Dribble penetration is one of the most effective weapons in modern basketball offense. A player who can consistently attack the paint forces the defense to collapse, rotate, and make decisions — and every rotation creates an open shooter somewhere on the floor.
What Dribble Penetration Offense Means
Dribble penetration offense is not "have your best dribbler go one-on-one." It's a system where drives are used deliberately to create open shots for teammates rather than to get to the rim.
The drive is the action. The kick-out is the reward. Players without the ball space the floor and stay ready to catch and shoot.
The Drive-and-Kick
The most fundamental action in dribble penetration offense:
- Ball handler attacks the gap between two defenders (or uses a ball screen to create the gap)
- Drives toward the paint, drawing help defenders
- Kicks out to the open player — corner, wing, or short corner
- Receiver must be set and ready to shoot before the ball arrives
Teams that run drive-and-kick need: - Players who can hit open catch-and-shoot threes - Players who read the drive and space correctly - A ball handler who can see the floor while driving
Floor Spacing: The Prerequisite
Dribble penetration offense requires five players to space the floor.
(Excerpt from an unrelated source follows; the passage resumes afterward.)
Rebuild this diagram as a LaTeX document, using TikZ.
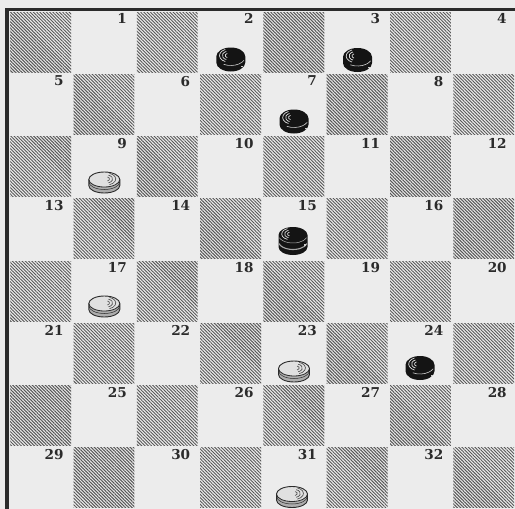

If three players crowd the paint, the drive has nowhere to go. Standard spacing principles:
- Four perimeter players at the corners and wings while the ball handler drives
- No standing in the lane
- Corner shooters keep their feet set before the ball is kicked
- Wing players stay outside the three-point arc unless cutting
When spacing is correct, the math is simple: a defense with five players can't guard a driver AND four shooters. Someone is open every time.
The Corner Pocket
The corner is the most underutilized spot in dribble penetration offense. It creates a passing angle that bypasses help defenders. When the ball handler attacks the paint from the right side, the right corner shooters is open almost by geometry — the help defender who might step into the passing lane can't get there in time if the driver reads it.
Teams that use the corner consistently find that even average three-point shooters get comfortable in that spot.
Dribble Penetration and the Princeton System
The Princeton offense is not primarily a dribble penetration system — it's a cutting-and-passing system. But the Princeton principles apply directly: read the defense, attack what the defense gives you, don't force.
When Princeton teams do drive, it's because the defense has sagged to prevent the pass. The drive creates the kick-out. The kick-out creates the open three. The team that does this better than the defense can adjust has a continuous source of good shots.
Protecting Against Help Defense
Defenses that see dribble penetration offense will try to build help rotations. Answers:
- Lob to the weak side cutter when help leaves the cutter
- Dump off to the screener rolling to the basket — the roll man is almost always open when the defense is focused on the shooter
- Dribble handoff — as defenders focus on the drive, the handler reverses to a trailer coming off a dribble handoff for a pull-up mid-range shot
No single help rotation can cover all three. The ball handler's job is to read which one the defense gives up.